21. I have previously expressed my approval of the change in the Court’s course, from one which by then had reached the level of virtual all-inclusiveness of Article 8 towards a more nuanced, more qualified and more common sense-friendly (in the sense that it is closer to the meaning of the word “private”) approach, based on what can be called the Denisov standards for the applicability of Article 8 in employment-related disputes (I refer to my dissenting opinions in Brisc v. Romania , no. 26238/10, 11 December 2018 joined by Judge Yudkivska, and in Nicolae Virgiliu Tănase v.

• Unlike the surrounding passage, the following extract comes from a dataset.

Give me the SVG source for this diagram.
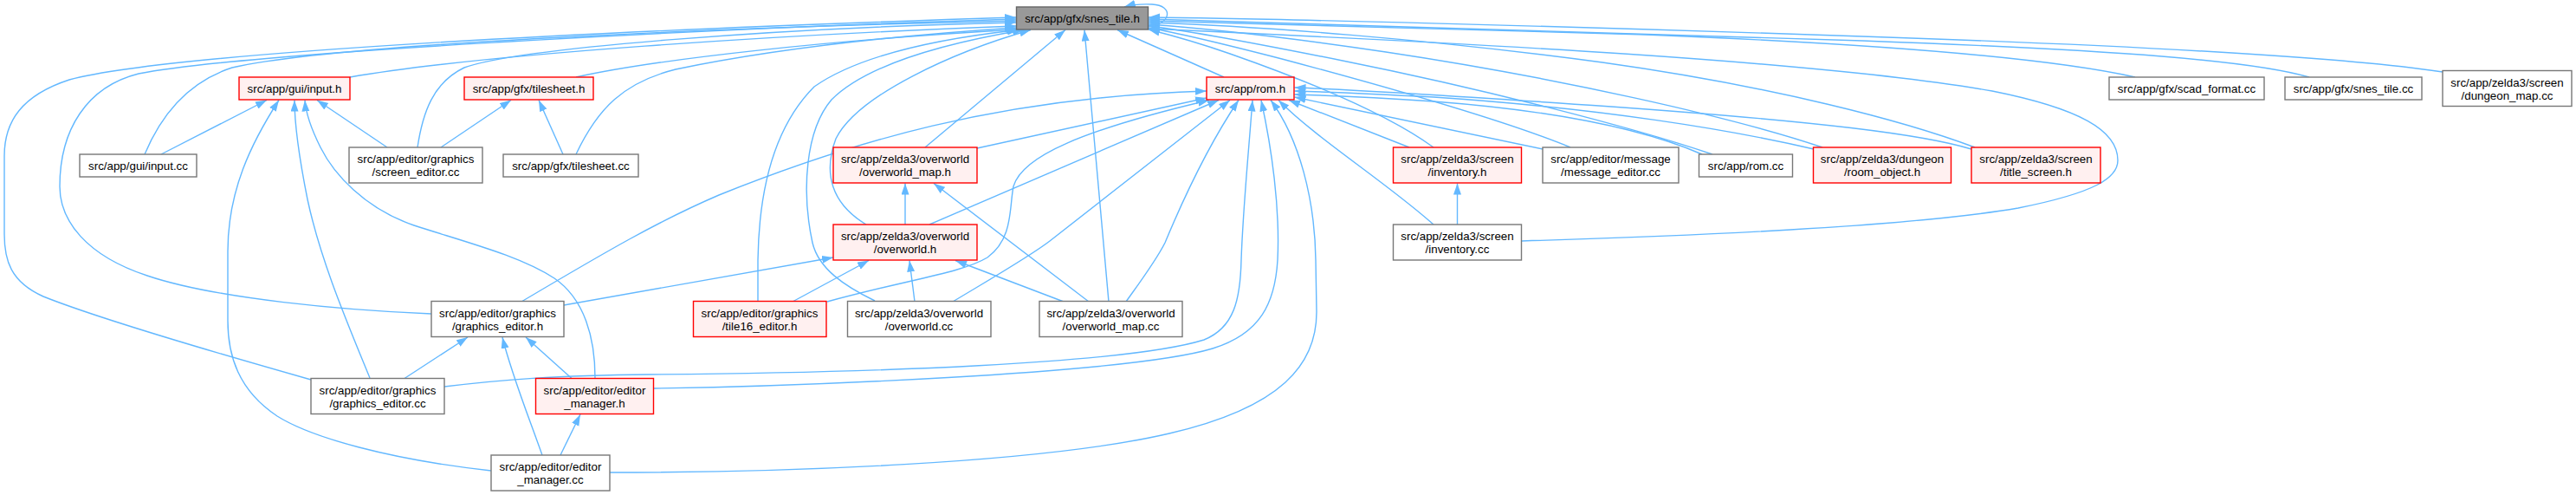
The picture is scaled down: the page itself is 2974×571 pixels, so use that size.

Romania , [GC] no. 41720/13, 25 June 2019).

And yet one must acknowledge that, to hope that the said standards, refined as they now are, may have completely put an end to the erstwhile and even very recent spilling in all directions of Article 8 case-law, would be very very very optimistic. One could legitimately ask whether such optimism would embrace realism. For there are – and always will be – bigger or smaller deviations from these standards. Still, the process of spilling over on all fronts, undesirable and sometimes mysterious as it was, has been constrained within certain reasonable limits and significantly slowed down.

Under the Denisov standards, the applicability threshold has become clearer, more elaborate, and – not so easy to reach. I believe that under these refined and, in my opinion, consistent standards today, not only no Erményi (cited above), in which the all-inclusiveness of Article 8 had reached its extreme, would be possible, but one could even question whether a violation of Article 8 (in conjunction with Article 14) would be so easily found in such cases as, say, Sidabras and Others v. Lithuania (nos. 55480/00 and 59330/00, 27 July 2004) or its sequels Rainys and Gasparavičius v. Lithuania (nos. 70665/01 and 74345/01, 7 April 2005) and Žičkus v. Lithuania (no. 26652/02, 7 April 2009). But that would be guesswork.

22. What is pertinent to the present case is that under the Denisov standards it is indeed possible to substantiate that Ms Gražulevičiūtė’s complaint under Article 8 is inadmissible, as it can be argued – if not conclusively, then at least with not a little degree of persuasiveness – that her suspension from working as a clinical researcher had limited negative effects on her private life and did not reach the requisite threshold of seriousness for Article 8 to be applied, and therefore that her complaint must be dismissed as incompatible ratione materiae with the Convention.

23. As I have already mentioned, this is a borderline case. The Chamber chose to place itself on one side of the borderline and not on the other. There are no strong reasons why it could not make such a choice.

But the Chamber’s choice could have been different, because the Denisov standards, at least in my reading, would not fully exclude such a possibility, given all the factual circumstances of the present case. Had the Chamber chosen to place itself on the other side of the borderline, perhaps even the Denisov standards would not have offered very strong reasons against such a choice.

24. It is often said that hard cases make bad law. Less often (if ever) is this commonplace adage subjoined by a reservation that this generality has exceptions.

The present one is a hard case. However, owing to the ultimate finding of a violation of Article 6 § 1, I tend to view it, seen overall, as one of the (perhaps indeed rare) exceptions to the above-mentioned generality – not only because the Convention right to a fair trial of this particular applicant was protected, but also because the said finding of a violation of Article 6 § 1 and the reasoning underlying it serve to enhance and reinforce the principles of legal certainty and res judicata . Those principles are called upon to secure the materialisation of the fundamental tenet of the rule of law and its rapprochement with substantive justice, namely that, when applied in practice, the rule of law has fewer gaps through which substantive injustice so often manages to pass – sometimes to the detriment of victims of judicial manoeuvring.